If the pool is being constructed in fill or highly reactive ground piering may be required to support the pool. This can be identified with a soil test and should be considered at the engineering stage. Failure to do this can result in pools that move or crack the structure and pipework. Another area neglected and misunderstood by inexperienced builders.
v) Additional works to alter the filter position from that originally agreed.
If you move the filtration location expect to pay more. Even though it may be closer to the pool than the original the builder will have set the pipes up to suit the position and also have to re document.
w) Foundation data and other engineering inspection or reports.
This includes finding out the depths of existing footing on site for the purpose of designing protection works. This also includes soil testing.
x) Architectural or landscaping details or drawings.
Unless specifies most builders are not including design work.

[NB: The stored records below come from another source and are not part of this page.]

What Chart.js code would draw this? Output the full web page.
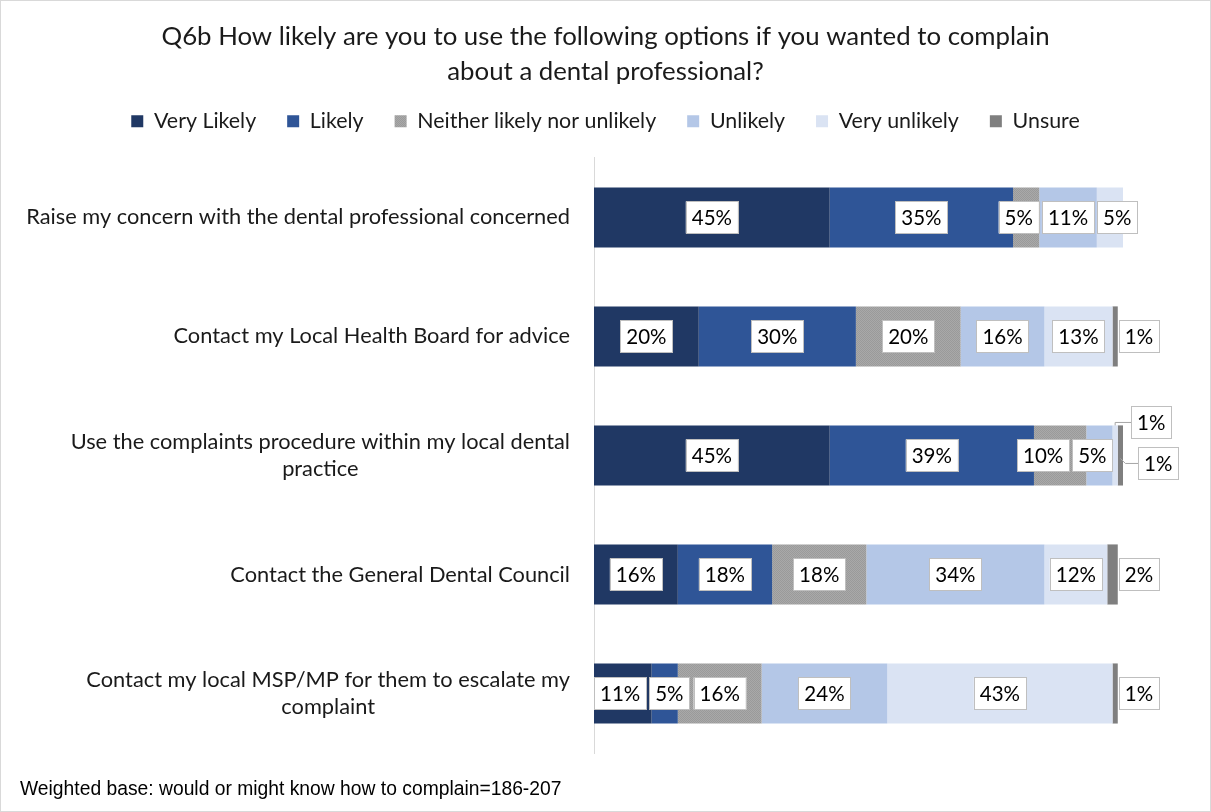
<!DOCTYPE html>
<html>
<head>
<meta charset="utf-8">
<script src="https://cdn.jsdelivr.net/npm/chart.js@4"></script>
<style>
  body { margin: 0; background: #fff; }
  canvas { display: block; }
</style>
</head>
<body>
<canvas id="q6b" width="1211" height="812"></canvas>
<script>
const categories = [
    'Raise my concern with the dental professional concerned',
    'Contact my Local Health Board for advice',
    ['Use the complaints procedure within my local dental', 'practice'],
    'Contact the General Dental Council',
    ['Contact my local MSP/MP for them to escalate my', 'complaint']
];
const seriesNames = ['Very Likely', 'Likely', 'Neither likely nor unlikely', 'Unlikely', 'Very unlikely', 'Unsure'];
const veryLikely   = [45, 20, 45, 16, 11];
const likely       = [35, 30, 39, 18, 5];
const neither      = [5, 20, 10, 18, 16];
const unlikely     = [11, 16, 5, 34, 24];
const veryUnlikely = [5, 13, 1, 12, 43];
const unsure       = [0, 1, 1, 2, 1];
const footnote = 'Weighted base: would or might know how to complain=186-207';

const FONT = 'Lato, "Noto Sans", sans-serif';

// fine grey stipple for the "neither" series
function stipple() {
    const c = document.createElement('canvas');
    c.width = 2; c.height = 2;
    const g = c.getContext('2d');
    g.fillStyle = '#a9a9a9';
    g.fillRect(0, 0, 2, 2);
    g.fillStyle = '#9a9a9a';
    g.fillRect(0, 0, 1, 1);
    g.fillRect(1, 1, 1, 1);
    return g.createPattern(c, 'repeat');
}

const colors = ['#203864', '#2f5597', stipple(), '#b4c7e7', '#dae3f3', '#7f7f7f'];
const values = [veryLikely, likely, neither, unlikely, veryUnlikely, unsure];

// white page + thin frame
const framePlugin = {
    id: 'frame',
    beforeDraw(chart) {
        const ctx = chart.ctx;
        ctx.save();
        ctx.fillStyle = '#fff';
        ctx.fillRect(0, 0, chart.width, chart.height);
        ctx.strokeStyle = '#d9d9d9';
        ctx.lineWidth = 1;
        ctx.strokeRect(0.5, 0.5, chart.width - 1, chart.height - 1);
        ctx.restore();
    }
};

// category labels: right aligned, wrapped lines centred on each other
const categoryLabels = {
    id: 'categoryLabels',
    afterDraw(chart) {
        const ctx = chart.ctx;
        const y = chart.scales.y;
        const right = chart.chartArea.left - 24;
        ctx.save();
        ctx.font = '21.8px ' + FONT;
        ctx.fillStyle = '#1a1a1a';
        ctx.textBaseline = 'middle';
        ctx.textAlign = 'center';
        categories.forEach((c, i) => {
            const lines = Array.isArray(c) ? c : [c];
            const w = Math.max(...lines.map(l => ctx.measureText(l).width));
            const cx = right - w / 2;
            const cy = y.getPixelForValue(i);
            lines.forEach((l, k) => {
                ctx.fillText(l, cx, cy + (k - (lines.length - 1) / 2) * 27);
            });
        });
        ctx.font = '19.3px "Liberation Sans", Arial, sans-serif';
        ctx.textAlign = 'left';
        ctx.fillStyle = '#000';
        ctx.fillText(footnote, 20, 790);
        ctx.restore();
    }
};

// boxed percentage labels, nudged apart when they collide
const valueBoxes = {
    id: 'valueBoxes',
    afterDatasetsDraw(chart) {
        const ctx = chart.ctx;
        const pad = 6, h = 32, gap = 3;
        ctx.save();
        ctx.font = '20.5px ' + FONT;
        ctx.textAlign = 'center';
        ctx.textBaseline = 'middle';

        const drawBox = (b) => {
            ctx.fillStyle = '#fff';
            ctx.fillRect(b.x, b.y - h / 2, b.w, h);
            ctx.strokeStyle = '#bfbfbf';
            ctx.lineWidth = 1;
            ctx.strokeRect(Math.round(b.x) + 0.5, Math.round(b.y - h / 2) + 0.5, Math.round(b.w), h);
            ctx.fillStyle = '#000';
            ctx.fillText(b.text, b.x + b.w / 2, b.y + 1);
        };

        categories.forEach((_, i) => {
            const inside = [], outside = [];
            let barEnd = 0, barY = 0, barH = 0;
            chart.data.datasets.forEach((ds, d) => {
                const v = ds.data[i];
                const bar = chart.getDatasetMeta(d).data[i];
                barEnd = Math.max(barEnd, bar.x);
                barY = bar.y; barH = bar.height;
                if (!v) return;
                const text = v + '%';
                const w = ctx.measureText(text).width + pad * 2;
                const box = { text, w, seg: (bar.x + bar.base) / 2, end: bar.x, y: bar.y };
                box.x = box.seg - w / 2;
                (v <= 2 ? outside : inside).push(box);
            });

            const last = inside[inside.length - 1];
            for (let it = 0; it < 30; it++) {
                for (let k = 1; k < inside.length; k++) {
                    const a = inside[k - 1], b = inside[k];
                    const o = a.x + a.w + gap - b.x;
                    if (o > 0) { a.x -= o / 2; b.x += o / 2; }
                }
                if (inside[0].x < chart.chartArea.left) inside[0].x = chart.chartArea.left;
                // leave room for leader lines when two labels sit outside
                if (outside.length > 1 && last.x + last.w > last.end) last.x = last.end - last.w;
            }
            inside.forEach(drawBox);

            if (outside.length === 1) {
                outside[0].x = barEnd + 1;
                drawBox(outside[0]);
            } else {
                const shifts = [[8, -33], [15, 8]];
                outside.forEach((b, k) => {
                    b.x = barEnd + shifts[k][0];
                    b.y = barY + shifts[k][1];
                    ctx.strokeStyle = '#a6a6a6';
                    ctx.lineWidth = 1;
                    ctx.beginPath();
                    if (b.y < barY - barH / 2) {
                        ctx.moveTo(b.seg, barY - barH / 2);
                        ctx.lineTo(b.seg, b.y);
                    } else {
                        ctx.moveTo(b.seg, b.y - 5);
                        ctx.lineTo(b.seg + 5, b.y);
                    }
                    ctx.lineTo(b.x, b.y);
                    ctx.stroke();
                    drawBox(b);
                });
            }
        });
        ctx.restore();
    }
};

new Chart(document.getElementById('q6b'), {
    type: 'bar',
    data: {
        labels: categories,
        datasets: seriesNames.map((name, k) => ({
            label: name,
            data: values[k],
            backgroundColor: colors[k],
            borderWidth: 0,
            barPercentage: 0.505,
            categoryPercentage: 1
        }))
    },
    options: {
        indexAxis: 'y',
        responsive: false,
        animation: false,
        devicePixelRatio: 1,
        layout: { padding: { top: 19.5, left: 88, right: 88, bottom: 59 } },
        scales: {
            x: {
                stacked: true, min: 0, max: 101, position: 'top',
                ticks: { display: false },
                grid: { display: false, drawTicks: false },
                border: { display: false },
                afterFit(scale) { scale.height = 16; }
            },
            y: {
                stacked: true,
                grid: { display: false, drawTicks: false },
                border: { display: true, color: '#d9d9d9', width: 1 },
                ticks: { display: false },
                afterFit(scale) { scale.width = 506; }
            }
        },
        plugins: {
            tooltip: { enabled: false },
            title: {
                display: true,
                text: ['Q6b How likely are you to use the following options if you wanted to complain', 'about a dental professional?'],
                color: '#1a1a1a',
                font: { family: FONT, size: 25.8, weight: 'normal', lineHeight: 1.357 },
                padding: { top: 0, bottom: -10 }
            },
            legend: {
                display: true,
                labels: {
                    color: '#1a1a1a',
                    font: { family: FONT, size: 21.4 },
                    boxWidth: 12,
                    boxHeight: 12,
                    padding: 31
                }
            }
        }
    },
    plugins: [framePlugin, categoryLabels, valueBoxes]
});
</script>
</body>
</html>
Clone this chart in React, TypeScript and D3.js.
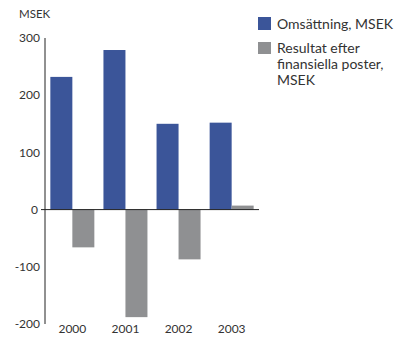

y) The cost of any replacement of equipment which is damaged or stolen from site.
Once the equipment has been installed on site it is your responsibility to make sure it is safe. Include it on your insurance policy if you can.
Although it seems that there are alot of exclusions most of these items can be included or quoted before your project commences. So you dont get any nasty surprises I would recommend that you do the following:
- Make sure you do your home work and get as much information as you can. Get a soil test and copies of all relevant plans to help your builder understand what they are dealing with. If you do not do this they will often default to the contract, some will anyway.
- Use an experienced recommended builder who is an industry member. Don’t assume that the cheapest quote is the best. Only used a registered builder, if not you assume all of the risk.
This information should be only used as a guide and I would encourage you to consult with your builder to gain a greater understanding of how they relate to your project.